Comment expliquer autrement l’échec public retentissant de NOTRE HISTOIRE, sinon par l’absence d’histoire de son scénario, comme le définit lui‑même BLIER : « (…) le scénario de NOTRE HISTOIRE n’est pas un bon scénario, il a été fait trop vite à cause d’engagements et de dates à respecter. Il ne tient pas debout, il est entièrement basé sur du bluff. (…) Ce qui m’amusait dans cette situation de commande : nous avons DELON, qu’est‑ce qu’il peut lui arriver ? (…) Avec  un ami, j’ai fait une étude systématique de la proposition DELON-BAYE. On s’est informé et on a fait une étude quasi informatique de ce qu’on pouvait faire avec ces acteurs. On a trouvé soixante histoires. Comme une étude de marché qui aurait fait le point sur le cinéma : ça c’est trop cher, ça trop compliqué. »

Et pourtant, BLIER a un public et fait des « entrées ». Alain DELON est une star, et Nathalie BAYE n’est pas une débutante. Les ingrédients de marketing sont là, mais le principal fait défaut : le scénario. Ce qui fût le cas pour la star française du moment, Isabelle ADJANI qui pensait sûrement que sa présence suffisait à attirer les spectateurs dans les salles en grand nombre, erreur de la production qui laisse un film se faire sur un scénario inexistant, pour ne point dire insipide, et aboutir à l’indigent TOXIC AFFAIR.

Le cinéma français doit arrêter, pendant qu’il est encore temps, de déconsidérer le scénario et le scénariste. Il n’est pas le technicien « plombier en dialogue ou construction branlante » ou pire, la super secrétaire ancillaire selon certains détenteurs de la spécificité, au service d’un maître‑réalisateur.

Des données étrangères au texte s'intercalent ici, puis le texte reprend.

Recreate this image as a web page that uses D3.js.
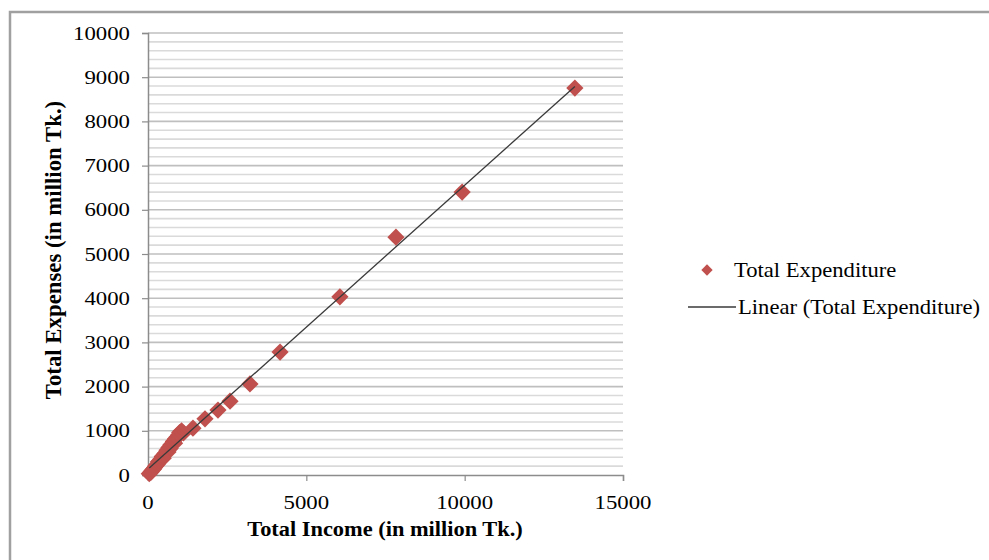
<!DOCTYPE html>
<html>
<head>
<meta charset="utf-8">
<script src="https://cdn.jsdelivr.net/npm/d3@7"></script>
<style>
  html, body { margin: 0; padding: 0; background: #fff; }
  svg { display: block; }
  text { font-family: "Liberation Serif", "Times New Roman", serif; fill: #000; }
</style>
</head>
<body>
<svg id="chart" width="989" height="560"></svg>
<script>
// ---- data (million Tk.) ----
const totalIncome = [
  13480, 9920, 7830, 6060, 4170, 3220, 2590, 2210, 1800, 1420, 1120,
  1060, 1000, 960, 920, 870, 840, 800, 760, 720, 700, 660, 630, 600,
  560, 520, 480, 450, 410, 370, 330, 290, 250, 210, 170, 130, 90, 40
];
const totalExpenditure = [
  8755, 6400, 5380, 4030, 2780, 2060, 1670, 1470, 1270, 1060, 950,
  1000, 960, 900, 860, 820, 720, 760, 700, 680, 600, 620, 520, 560,
  500, 470, 380, 420, 360, 320, 300, 240, 210, 170, 130, 100, 60, 30
];
const xTicks = [0, 5000, 10000, 15000];
const yTicks = [0, 1000, 2000, 3000, 4000, 5000, 6000, 7000, 8000, 9000, 10000];
const seriesName = "Total Expenditure";
const trendName = "Linear (Total Expenditure)";
const xTitle = "Total Income (in million Tk.)";
const yTitle = "Total Expenses (in million Tk.)";

// ---- layout ----
const svg = d3.select("#chart");
const pLeft = 148, pRight = 623, pTop = 33, pBottom = 475;
const x = d3.scaleLinear().domain([0, 15000]).range([pLeft, pRight]);
const y = d3.scaleLinear().domain([0, 10000]).range([pBottom, pTop]);
const red = "#c0504d";

// outer frame
svg.append("path")
  .attr("d", "M10,562 L10,12 L992,12")
  .attr("fill", "none").attr("stroke", "#a0a0a0").attr("stroke-width", 2.5);

// minor gridlines
const minor = d3.range(200, 10001, 200).filter(v => v % 1000 !== 0);
svg.append("g").selectAll("line").data(minor).join("line")
  .attr("x1", pLeft).attr("x2", pRight)
  .attr("y1", d => y(d)).attr("y2", d => y(d))
  .attr("stroke", "#dadada").attr("stroke-width", 1.6);

// major gridlines
svg.append("g").selectAll("line").data(yTicks.filter(v => v > 0)).join("line")
  .attr("x1", pLeft).attr("x2", pRight)
  .attr("y1", d => y(d)).attr("y2", d => y(d))
  .attr("stroke", "#bfbfbf").attr("stroke-width", 1.6);

// axes
const xAxis = svg.append("g").attr("transform", `translate(0,${pBottom})`)
  .call(d3.axisBottom(x).tickValues(xTicks).tickSize(6).tickFormat(""));
const yAxis = svg.append("g").attr("transform", `translate(${pLeft},0)`)
  .call(d3.axisLeft(y).tickValues(yTicks).tickSize(6).tickFormat(""));
[xAxis, yAxis].forEach(g => {
  g.select(".domain").attr("stroke", "#8c8c8c").attr("stroke-width", 1.5);
  g.selectAll(".tick line").attr("stroke", "#8c8c8c").attr("stroke-width", 1.2);
});

// tick labels (stretched horizontally like the source)
const tickSX = 1.2;
svg.append("g").selectAll("text").data(yTicks).join("text")
  .attr("transform", d => `translate(130,${y(d) + 6.5}) scale(${tickSX},1)`)
  .attr("text-anchor", "end").attr("font-size", 19)
  .text(d => d);
svg.append("g").selectAll("text").data(xTicks).join("text")
  .attr("transform", d => `translate(${x(d)},${pBottom + 34}) scale(${tickSX},1)`)
  .attr("text-anchor", "middle").attr("font-size", 19)
  .text(d => d);

// axis titles
svg.append("text")
  .attr("transform", `translate(385,536) scale(1.12,1)`)
  .attr("text-anchor", "middle").attr("font-size", 20).attr("font-weight", "bold")
  .text(xTitle);
svg.append("text")
  .attr("transform", `translate(61,250) rotate(-90)`)
  .attr("text-anchor", "middle").attr("font-size", 22.8).attr("font-weight", "bold")
  .text(yTitle);

// linear trendline (least squares)
const n = totalIncome.length;
const mx = d3.mean(totalIncome), my = d3.mean(totalExpenditure);
let sxy = 0, sxx = 0;
for (let i = 0; i < n; i++) {
  sxy += (totalIncome[i] - mx) * (totalExpenditure[i] - my);
  sxx += (totalIncome[i] - mx) ** 2;
}
const slope = sxy / sxx, intercept = my - slope * mx;
const [xmin, xmax] = d3.extent(totalIncome);

// markers
const diamond = d3.symbol().type(d3.symbolSquare).size(148);
svg.append("g").selectAll("path").data(totalIncome.map((v, i) => [v, totalExpenditure[i]]))
  .join("path")
  .attr("d", diamond)
  .attr("transform", d => `translate(${x(d[0])},${y(d[1])}) rotate(45)`)
  .attr("fill", red);

svg.append("line")
  .attr("x1", x(xmin)).attr("y1", y(slope * xmin + intercept))
  .attr("x2", x(xmax)).attr("y2", y(slope * xmax + intercept))
  .attr("stroke", "#3a3a3a").attr("stroke-width", 1.3);

// legend
const lg = svg.append("g");
lg.append("path").attr("d", d3.symbol().type(d3.symbolSquare).size(64))
  .attr("transform", "translate(707,270) rotate(45)").attr("fill", red);
lg.append("text").attr("transform", "translate(734,277) scale(1.12,1)")
  .attr("font-size", 20.2).text(seriesName);
lg.append("line").attr("x1", 688).attr("x2", 736).attr("y1", 307).attr("y2", 307)
  .attr("stroke", "#3a3a3a").attr("stroke-width", 1.3);
lg.append("text").attr("transform", "translate(738,314) scale(1.12,1)")
  .attr("font-size", 20.2).text(trendName);
</script>
</body>
</html>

La technique du scénariste n’est pas castratrice de l’imaginaire et de l’inspiration. Il y a lieu d’espérer. Les signes d’une remise en cause commencent à se faire sentir. A commencer par une prise de conscience économique simple. Le cinéma français a toujours fonctionné sous l’impulsion de son économie. La « nouvelle vague » l’avait surtout parfaitement bien assimilé mais jamais avoué. A savoir : un mauvais scénario entraîne obligatoirement des dépenses inutiles lors du tournage, ce qui a comme conséquence inexorable d’hausser très sensiblement le coût d’un film. Les technocrates de l’audiovisuel commencent de plus en plus à s’en rendre compte. Un mauvais scénario revient plus cher à la production qu’un scénario techniquement correct.

Les scénaristes répondront présent à la vraie demande. Depuis quelques années nous assistons, ponctuellement il est vrai, à des initiatives pour que le scénario retrouve la place qu’il mérite. Des structures mettent en place des aides à l’exemple de la S.A.C.D. avec la bourse BEAUMARCHAIS, des appuis sélectifs de l’audiovisuel publics et privés. L’enseignement, la base essentielle d’un métier où l’assistanat ne peut exister, trouve dans les facultés, certaines écoles de cinéma, et surtout à l’initiative de quelques d’ateliers d’écriture du scénario, un écho favorable qui ne cesse de croître.

C’est aux professionnels de ne pas se tromper, car le droit à l’erreur devient maintenant de plus en plus très étroit.